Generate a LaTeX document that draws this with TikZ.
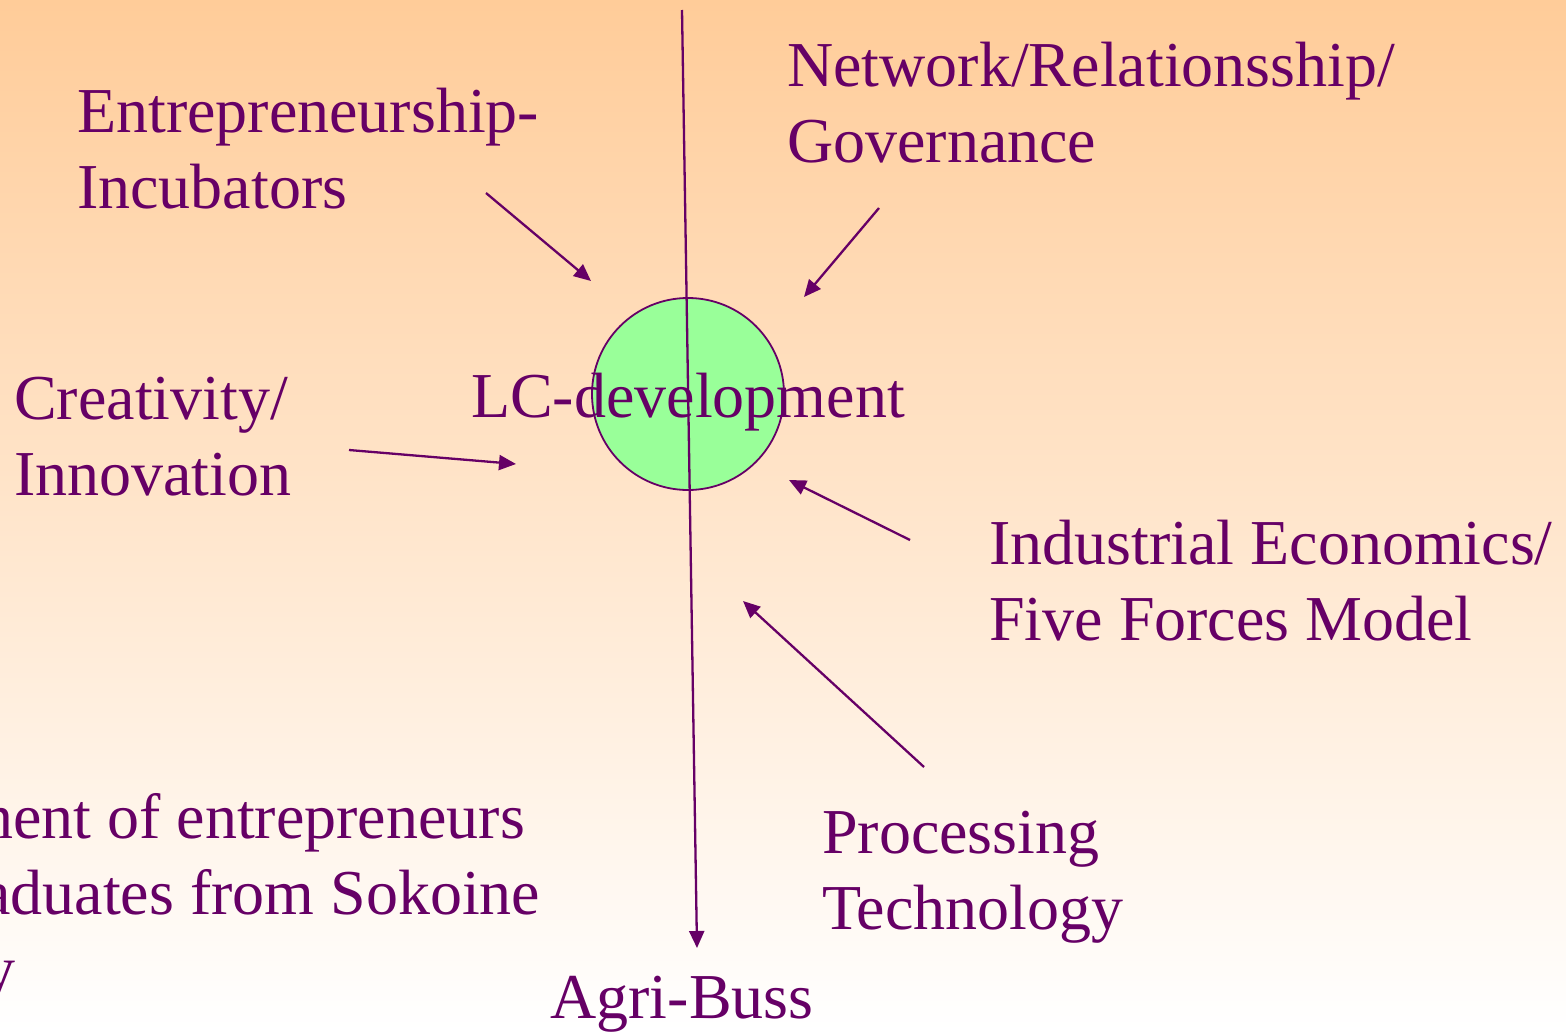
\documentclass[tikz,border=0pt]{standalone}
\usepackage{fontspec}
\setmainfont{Liberation Serif}
\usetikzlibrary{arrows.meta}
\definecolor{ink}{RGB}{102,0,102}
\definecolor{peach}{RGB}{255,204,153}
\definecolor{mint}{RGB}{153,255,153}
\begin{document}
\begin{tikzpicture}[x=1pt,y=-1pt,
  lbl/.style={text=ink,font=\fontsize{64}{75.5}\selectfont,inner sep=0pt,align=left,anchor=base west},
  conn/.style={draw=ink,line width=2.3pt,-{Triangle[length=17pt,width=15pt]}}]
  \useasboundingbox (0,0) rectangle (1566,1031);
  \shade[top color=peach,bottom color=white] (0,0) rectangle (1566,1031);
  \clip (0,0) rectangle (1566,1031);
  % central circle
  \node[circle,draw=ink,line width=1.8pt,fill=mint,minimum size=192pt,inner sep=0pt] (circ) at (688,394) {};
  % vertical arrow
  \coordinate (vtop) at (682,10);
  \coordinate (vbot) at (697,948);
  \draw[conn] (vtop) -- (vbot);
  \node[lbl,anchor=base] (lc) at (688,417) {LC-development};
  % labels (base = baseline of last line)
  \node[lbl] (ent) at (77,208) {Entrepreneurship-\\Incubators};
  \node[lbl] (net) at (787,162) {Network/Relationsship/\\Governance};
  \node[lbl] (cre) at (14,495) {Creativity/\\Innovation};
  \node[lbl] (ind) at (989,640) {Industrial Economics/\\Five Forces Model};
  \node[lbl] (pro) at (822,929) {Processing\\Technology};
  \node[lbl,anchor=base] (agr) at (682,1018) {Agri-Buss};
  \node[lbl] (dev1) at (-19,838) {nent of entrepreneurs};
  \node[lbl] (dev2) at (-18,914) {aduates from Sokoine};
  \node[lbl] (dev3) at (-17,990) {y};
  % arrows
  \coordinate (e0) at (486,193); \coordinate (e1) at (591,281);
  \coordinate (n0) at (879,208); \coordinate (n1) at (804,297);
  \coordinate (c0) at (349,450); \coordinate (c1) at (516,464);
  \coordinate (i0) at (910,540); \coordinate (i1) at (789,480);
  \coordinate (p0) at (924,767); \coordinate (p1) at (743,601);
  \draw[conn] (e0) -- (e1);
  \draw[conn] (n0) -- (n1);
  \draw[conn] (c0) -- (c1);
  \draw[conn] (i0) -- (i1);
  \draw[conn] (p0) -- (p1);
\end{tikzpicture}
\end{document}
☆ ☆ ☆ ☆ ☆
What needs to be done: Every line of text is to be repeated exactly; pictures are left out.

Solution to the problem:
Generate a LaTeX document that draws this with TikZ.
\documentclass[tikz,border=0pt]{standalone}
\usepackage{fontspec}
\setmainfont{Liberation Serif}
\usetikzlibrary{arrows.meta}
\definecolor{ink}{RGB}{102,0,102}
\definecolor{peach}{RGB}{255,204,153}
\definecolor{mint}{RGB}{153,255,153}
\begin{document}
\begin{tikzpicture}[x=1pt,y=-1pt,
  lbl/.style={text=ink,font=\fontsize{64}{75.5}\selectfont,inner sep=0pt,align=left,anchor=base west},
  conn/.style={draw=ink,line width=2.3pt,-{Triangle[length=17pt,width=15pt]}}]
  \useasboundingbox (0,0) rectangle (1566,1031);
  \shade[top color=peach,bottom color=white] (0,0) rectangle (1566,1031);
  \clip (0,0) rectangle (1566,1031);
  % central circle
  \node[circle,draw=ink,line width=1.8pt,fill=mint,minimum size=192pt,inner sep=0pt] (circ) at (688,394) {};
  % vertical arrow
  \coordinate (vtop) at (682,10);
  \coordinate (vbot) at (697,948);
  \draw[conn] (vtop) -- (vbot);
  \node[lbl,anchor=base] (lc) at (688,417) {LC-development};
  % labels (base = baseline of last line)
  \node[lbl] (ent) at (77,208) {Entrepreneurship-\\Incubators};
  \node[lbl] (net) at (787,162) {Network/Relationsship/\\Governance};
  \node[lbl] (cre) at (14,495) {Creativity/\\Innovation};
  \node[lbl] (ind) at (989,640) {Industrial Economics/\\Five Forces Model};
  \node[lbl] (pro) at (822,929) {Processing\\Technology};
  \node[lbl,anchor=base] (agr) at (682,1018) {Agri-Buss};
  \node[lbl] (dev1) at (-19,838) {nent of entrepreneurs};
  \node[lbl] (dev2) at (-18,914) {aduates from Sokoine};
  \node[lbl] (dev3) at (-17,990) {y};
  % arrows
  \coordinate (e0) at (486,193); \coordinate (e1) at (591,281);
  \coordinate (n0) at (879,208); \coordinate (n1) at (804,297);
  \coordinate (c0) at (349,450); \coordinate (c1) at (516,464);
  \coordinate (i0) at (910,540); \coordinate (i1) at (789,480);
  \coordinate (p0) at (924,767); \coordinate (p1) at (743,601);
  \draw[conn] (e0) -- (e1);
  \draw[conn] (n0) -- (n1);
  \draw[conn] (c0) -- (c1);
  \draw[conn] (i0) -- (i1);
  \draw[conn] (p0) -- (p1);
\end{tikzpicture}
\end{document}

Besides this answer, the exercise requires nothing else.